PROBLEM
Write out the entire listing below exactly, with the pictures left out.

DATASET EXCERPT
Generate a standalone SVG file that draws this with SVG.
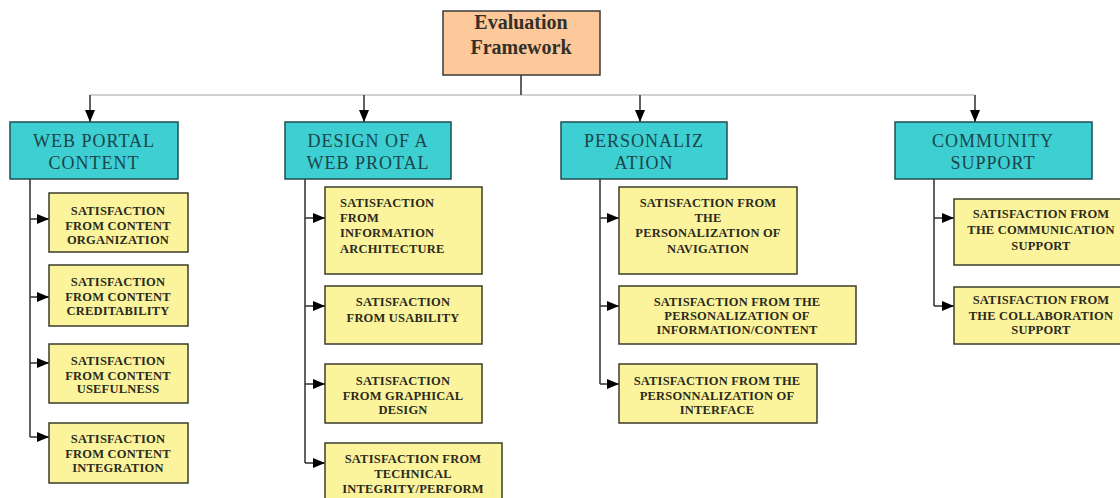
<svg xmlns="http://www.w3.org/2000/svg" width="1120" height="498" viewBox="0 0 1120 498">
  <style>
    .root rect { fill: #fdc99a; stroke: #3a3a3a; stroke-width: 1.5; }
    .root text { font-family: "Liberation Serif", "Times New Roman", serif; font-size: 20px; font-weight: bold; fill: #333029; text-anchor: middle; }
    .cat rect { fill: #3ecfd2; stroke: #1f4f50; stroke-width: 1.5; }
    .cat text { font-family: "Liberation Serif", "Times New Roman", serif; font-size: 18px; fill: #1b4548; text-anchor: middle; letter-spacing: 1px; }
    .item rect { fill: #fbf49c; stroke: #3d3d2a; stroke-width: 1.5; }
    .item text { font-family: "Liberation Serif", "Times New Roman", serif; font-size: 12.5px; font-weight: bold; fill: #2a2a1c; text-anchor: middle; letter-spacing: 0.2px; }
    .item text.left { text-anchor: start; }
    .bus { fill: none; stroke: #d2d2d2; stroke-width: 2; }
    .link { fill: none; stroke: #3a3a3a; stroke-width: 1.6; }
  </style>
  <defs>
    <marker id="arrow" viewBox="0 0 12 10" refX="12" refY="5" markerWidth="12" markerHeight="10" markerUnits="userSpaceOnUse" orient="auto">
      <path d="M0,0 L12,5 L0,10 Z" fill="#000"/>
    </marker>
  </defs>
  <rect width="1120" height="498" fill="#ffffff"/>

  <!-- connectors -->
  <g id="connectors">
    <path class="bus" d="M90,95 H975"/>
    <path class="link" d="M521,75 V95"/>
    <path class="link" d="M90,95 V122" marker-end="url(#arrow)"/>
    <path class="link" d="M364,95 V122" marker-end="url(#arrow)"/>
    <path class="link" d="M640,95 V122" marker-end="url(#arrow)"/>
    <path class="link" d="M975,95 V122" marker-end="url(#arrow)"/>

    <!-- column 1 -->
    <path class="link" d="M30,179 V437"/>
    <path class="link" d="M30,219 H49" marker-end="url(#arrow)"/>
    <path class="link" d="M30,297 H49" marker-end="url(#arrow)"/>
    <path class="link" d="M30,363 H49" marker-end="url(#arrow)"/>
    <path class="link" d="M30,437 H49" marker-end="url(#arrow)"/>

    <!-- column 2 -->
    <path class="link" d="M305,179 V463"/>
    <path class="link" d="M305,218 H325" marker-end="url(#arrow)"/>
    <path class="link" d="M305,306 H325" marker-end="url(#arrow)"/>
    <path class="link" d="M305,384 H325" marker-end="url(#arrow)"/>
    <path class="link" d="M305,463 H325" marker-end="url(#arrow)"/>

    <!-- column 3 -->
    <path class="link" d="M600,179 V384"/>
    <path class="link" d="M600,218 H619" marker-end="url(#arrow)"/>
    <path class="link" d="M600,306 H619" marker-end="url(#arrow)"/>
    <path class="link" d="M600,384 H619" marker-end="url(#arrow)"/>

    <!-- column 4 -->
    <path class="link" d="M934,179 V306"/>
    <path class="link" d="M934,218 H954" marker-end="url(#arrow)"/>
    <path class="link" d="M934,306 H954" marker-end="url(#arrow)"/>
  </g>

  <!-- root -->
  <g id="evaluation-framework" class="root">
    <rect x="443" y="11" width="157" height="64"/>
    <text x="521" y="29">Evaluation</text>
    <text x="521" y="54">Framework</text>
  </g>

  <!-- categories -->
  <g id="web-portal-content" class="cat">
    <rect x="10" y="122" width="168" height="57"/>
    <text x="94" y="147">WEB PORTAL</text>
    <text x="94" y="169">CONTENT</text>
  </g>
  <g id="design-of-a-web-portal" class="cat">
    <rect x="285" y="122" width="166" height="57"/>
    <text x="368" y="147">DESIGN OF A</text>
    <text x="368" y="169">WEB PROTAL</text>
  </g>
  <g id="personalization" class="cat">
    <rect x="561" y="122" width="166" height="57"/>
    <text x="644" y="147">PERSONALIZ</text>
    <text x="644" y="169">ATION</text>
  </g>
  <g id="community-support" class="cat">
    <rect x="895" y="122" width="197" height="57"/>
    <text x="993" y="147">COMMUNITY</text>
    <text x="993" y="169">SUPPORT</text>
  </g>

  <!-- column 1 items -->
  <g id="content-organization" class="item">
    <rect x="49" y="193" width="139" height="59"/>
    <text x="118" y="215">SATISFACTION</text>
    <text x="118" y="230">FROM CONTENT</text>
    <text x="118" y="244">ORGANIZATION</text>
  </g>
  <g id="content-creditability" class="item">
    <rect x="49" y="265" width="139" height="61"/>
    <text x="118" y="286">SATISFACTION</text>
    <text x="118" y="301">FROM CONTENT</text>
    <text x="118" y="315">CREDITABILITY</text>
  </g>
  <g id="content-usefulness" class="item">
    <rect x="49" y="344" width="139" height="59"/>
    <text x="118" y="365">SATISFACTION</text>
    <text x="118" y="380">FROM CONTENT</text>
    <text x="118" y="393">USEFULNESS</text>
  </g>
  <g id="content-integration" class="item">
    <rect x="49" y="423" width="139" height="60"/>
    <text x="118" y="443">SATISFACTION</text>
    <text x="118" y="458">FROM CONTENT</text>
    <text x="118" y="472">INTEGRATION</text>
  </g>

  <!-- column 2 items -->
  <g id="information-architecture" class="item">
    <rect x="325" y="187" width="157" height="87"/>
    <text class="left" x="340" y="207">SATISFACTION</text>
    <text class="left" x="340" y="222">FROM</text>
    <text class="left" x="340" y="237">INFORMATION</text>
    <text class="left" x="340" y="253">ARCHITECTURE</text>
  </g>
  <g id="usability" class="item">
    <rect x="325" y="286" width="157" height="58"/>
    <text x="403" y="306">SATISFACTION</text>
    <text x="403" y="322">FROM USABILITY</text>
  </g>
  <g id="graphical-design" class="item">
    <rect x="325" y="364" width="157" height="59"/>
    <text x="403" y="385">SATISFACTION</text>
    <text x="403" y="400">FROM GRAPHICAL</text>
    <text x="403" y="414">DESIGN</text>
  </g>
  <g id="technical-integrity" class="item">
    <rect x="325" y="443" width="177" height="62"/>
    <text x="413" y="463">SATISFACTION FROM</text>
    <text x="413" y="478">TECHNICAL</text>
    <text x="413" y="493">INTEGRITY/PERFORM</text>
  </g>

  <!-- column 3 items -->
  <g id="personalization-navigation" class="item">
    <rect x="619" y="187" width="178" height="87"/>
    <text x="708" y="207">SATISFACTION FROM</text>
    <text x="708" y="222">THE</text>
    <text x="708" y="237">PERSONALIZATION OF</text>
    <text x="708" y="253">NAVIGATION</text>
  </g>
  <g id="personalization-content" class="item">
    <rect x="619" y="286" width="237" height="58"/>
    <text x="737" y="306">SATISFACTION FROM THE</text>
    <text x="737" y="320">PERSONALIZATION OF</text>
    <text x="737" y="334">INFORMATION/CONTENT</text>
  </g>
  <g id="personalization-interface" class="item">
    <rect x="619" y="364" width="198" height="59"/>
    <text x="717" y="385">SATISFACTION FROM THE</text>
    <text x="717" y="400">PERSONNALIZATION OF</text>
    <text x="717" y="414">INTERFACE</text>
  </g>

  <!-- column 4 items -->
  <g id="communication-support" class="item">
    <rect x="954" y="199" width="180" height="66"/>
    <text x="1041" y="218">SATISFACTION FROM</text>
    <text x="1041" y="234">THE COMMUNICATION</text>
    <text x="1041" y="250">SUPPORT</text>
  </g>
  <g id="collaboration-support" class="item">
    <rect x="954" y="287" width="180" height="57"/>
    <text x="1041" y="304">SATISFACTION FROM</text>
    <text x="1041" y="320">THE COLLABORATION</text>
    <text x="1041" y="334">SUPPORT</text>
  </g>
</svg>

SOLUTION FOR THIS TASK
Generate a standalone SVG file that draws this with SVG.
<svg xmlns="http://www.w3.org/2000/svg" width="1120" height="498" viewBox="0 0 1120 498">
  <style>
    .root rect { fill: #fdc99a; stroke: #3a3a3a; stroke-width: 1.5; }
    .root text { font-family: "Liberation Serif", "Times New Roman", serif; font-size: 20px; font-weight: bold; fill: #333029; text-anchor: middle; }
    .cat rect { fill: #3ecfd2; stroke: #1f4f50; stroke-width: 1.5; }
    .cat text { font-family: "Liberation Serif", "Times New Roman", serif; font-size: 18px; fill: #1b4548; text-anchor: middle; letter-spacing: 1px; }
    .item rect { fill: #fbf49c; stroke: #3d3d2a; stroke-width: 1.5; }
    .item text { font-family: "Liberation Serif", "Times New Roman", serif; font-size: 12.5px; font-weight: bold; fill: #2a2a1c; text-anchor: middle; letter-spacing: 0.2px; }
    .item text.left { text-anchor: start; }
    .bus { fill: none; stroke: #d2d2d2; stroke-width: 2; }
    .link { fill: none; stroke: #3a3a3a; stroke-width: 1.6; }
  </style>
  <defs>
    <marker id="arrow" viewBox="0 0 12 10" refX="12" refY="5" markerWidth="12" markerHeight="10" markerUnits="userSpaceOnUse" orient="auto">
      <path d="M0,0 L12,5 L0,10 Z" fill="#000"/>
    </marker>
  </defs>
  <rect width="1120" height="498" fill="#ffffff"/>

  <!-- connectors -->
  <g id="connectors">
    <path class="bus" d="M90,95 H975"/>
    <path class="link" d="M521,75 V95"/>
    <path class="link" d="M90,95 V122" marker-end="url(#arrow)"/>
    <path class="link" d="M364,95 V122" marker-end="url(#arrow)"/>
    <path class="link" d="M640,95 V122" marker-end="url(#arrow)"/>
    <path class="link" d="M975,95 V122" marker-end="url(#arrow)"/>

    <!-- column 1 -->
    <path class="link" d="M30,179 V437"/>
    <path class="link" d="M30,219 H49" marker-end="url(#arrow)"/>
    <path class="link" d="M30,297 H49" marker-end="url(#arrow)"/>
    <path class="link" d="M30,363 H49" marker-end="url(#arrow)"/>
    <path class="link" d="M30,437 H49" marker-end="url(#arrow)"/>

    <!-- column 2 -->
    <path class="link" d="M305,179 V463"/>
    <path class="link" d="M305,218 H325" marker-end="url(#arrow)"/>
    <path class="link" d="M305,306 H325" marker-end="url(#arrow)"/>
    <path class="link" d="M305,384 H325" marker-end="url(#arrow)"/>
    <path class="link" d="M305,463 H325" marker-end="url(#arrow)"/>

    <!-- column 3 -->
    <path class="link" d="M600,179 V384"/>
    <path class="link" d="M600,218 H619" marker-end="url(#arrow)"/>
    <path class="link" d="M600,306 H619" marker-end="url(#arrow)"/>
    <path class="link" d="M600,384 H619" marker-end="url(#arrow)"/>

    <!-- column 4 -->
    <path class="link" d="M934,179 V306"/>
    <path class="link" d="M934,218 H954" marker-end="url(#arrow)"/>
    <path class="link" d="M934,306 H954" marker-end="url(#arrow)"/>
  </g>

  <!-- root -->
  <g id="evaluation-framework" class="root">
    <rect x="443" y="11" width="157" height="64"/>
    <text x="521" y="29">Evaluation</text>
    <text x="521" y="54">Framework</text>
  </g>

  <!-- categories -->
  <g id="web-portal-content" class="cat">
    <rect x="10" y="122" width="168" height="57"/>
    <text x="94" y="147">WEB PORTAL</text>
    <text x="94" y="169">CONTENT</text>
  </g>
  <g id="design-of-a-web-portal" class="cat">
    <rect x="285" y="122" width="166" height="57"/>
    <text x="368" y="147">DESIGN OF A</text>
    <text x="368" y="169">WEB PROTAL</text>
  </g>
  <g id="personalization" class="cat">
    <rect x="561" y="122" width="166" height="57"/>
    <text x="644" y="147">PERSONALIZ</text>
    <text x="644" y="169">ATION</text>
  </g>
  <g id="community-support" class="cat">
    <rect x="895" y="122" width="197" height="57"/>
    <text x="993" y="147">COMMUNITY</text>
    <text x="993" y="169">SUPPORT</text>
  </g>

  <!-- column 1 items -->
  <g id="content-organization" class="item">
    <rect x="49" y="193" width="139" height="59"/>
    <text x="118" y="215">SATISFACTION</text>
    <text x="118" y="230">FROM CONTENT</text>
    <text x="118" y="244">ORGANIZATION</text>
  </g>
  <g id="content-creditability" class="item">
    <rect x="49" y="265" width="139" height="61"/>
    <text x="118" y="286">SATISFACTION</text>
    <text x="118" y="301">FROM CONTENT</text>
    <text x="118" y="315">CREDITABILITY</text>
  </g>
  <g id="content-usefulness" class="item">
    <rect x="49" y="344" width="139" height="59"/>
    <text x="118" y="365">SATISFACTION</text>
    <text x="118" y="380">FROM CONTENT</text>
    <text x="118" y="393">USEFULNESS</text>
  </g>
  <g id="content-integration" class="item">
    <rect x="49" y="423" width="139" height="60"/>
    <text x="118" y="443">SATISFACTION</text>
    <text x="118" y="458">FROM CONTENT</text>
    <text x="118" y="472">INTEGRATION</text>
  </g>

  <!-- column 2 items -->
  <g id="information-architecture" class="item">
    <rect x="325" y="187" width="157" height="87"/>
    <text class="left" x="340" y="207">SATISFACTION</text>
    <text class="left" x="340" y="222">FROM</text>
    <text class="left" x="340" y="237">INFORMATION</text>
    <text class="left" x="340" y="253">ARCHITECTURE</text>
  </g>
  <g id="usability" class="item">
    <rect x="325" y="286" width="157" height="58"/>
    <text x="403" y="306">SATISFACTION</text>
    <text x="403" y="322">FROM USABILITY</text>
  </g>
  <g id="graphical-design" class="item">
    <rect x="325" y="364" width="157" height="59"/>
    <text x="403" y="385">SATISFACTION</text>
    <text x="403" y="400">FROM GRAPHICAL</text>
    <text x="403" y="414">DESIGN</text>
  </g>
  <g id="technical-integrity" class="item">
    <rect x="325" y="443" width="177" height="62"/>
    <text x="413" y="463">SATISFACTION FROM</text>
    <text x="413" y="478">TECHNICAL</text>
    <text x="413" y="493">INTEGRITY/PERFORM</text>
  </g>

  <!-- column 3 items -->
  <g id="personalization-navigation" class="item">
    <rect x="619" y="187" width="178" height="87"/>
    <text x="708" y="207">SATISFACTION FROM</text>
    <text x="708" y="222">THE</text>
    <text x="708" y="237">PERSONALIZATION OF</text>
    <text x="708" y="253">NAVIGATION</text>
  </g>
  <g id="personalization-content" class="item">
    <rect x="619" y="286" width="237" height="58"/>
    <text x="737" y="306">SATISFACTION FROM THE</text>
    <text x="737" y="320">PERSONALIZATION OF</text>
    <text x="737" y="334">INFORMATION/CONTENT</text>
  </g>
  <g id="personalization-interface" class="item">
    <rect x="619" y="364" width="198" height="59"/>
    <text x="717" y="385">SATISFACTION FROM THE</text>
    <text x="717" y="400">PERSONNALIZATION OF</text>
    <text x="717" y="414">INTERFACE</text>
  </g>

  <!-- column 4 items -->
  <g id="communication-support" class="item">
    <rect x="954" y="199" width="180" height="66"/>
    <text x="1041" y="218">SATISFACTION FROM</text>
    <text x="1041" y="234">THE COMMUNICATION</text>
    <text x="1041" y="250">SUPPORT</text>
  </g>
  <g id="collaboration-support" class="item">
    <rect x="954" y="287" width="180" height="57"/>
    <text x="1041" y="304">SATISFACTION FROM</text>
    <text x="1041" y="320">THE COLLABORATION</text>
    <text x="1041" y="334">SUPPORT</text>
  </g>
</svg>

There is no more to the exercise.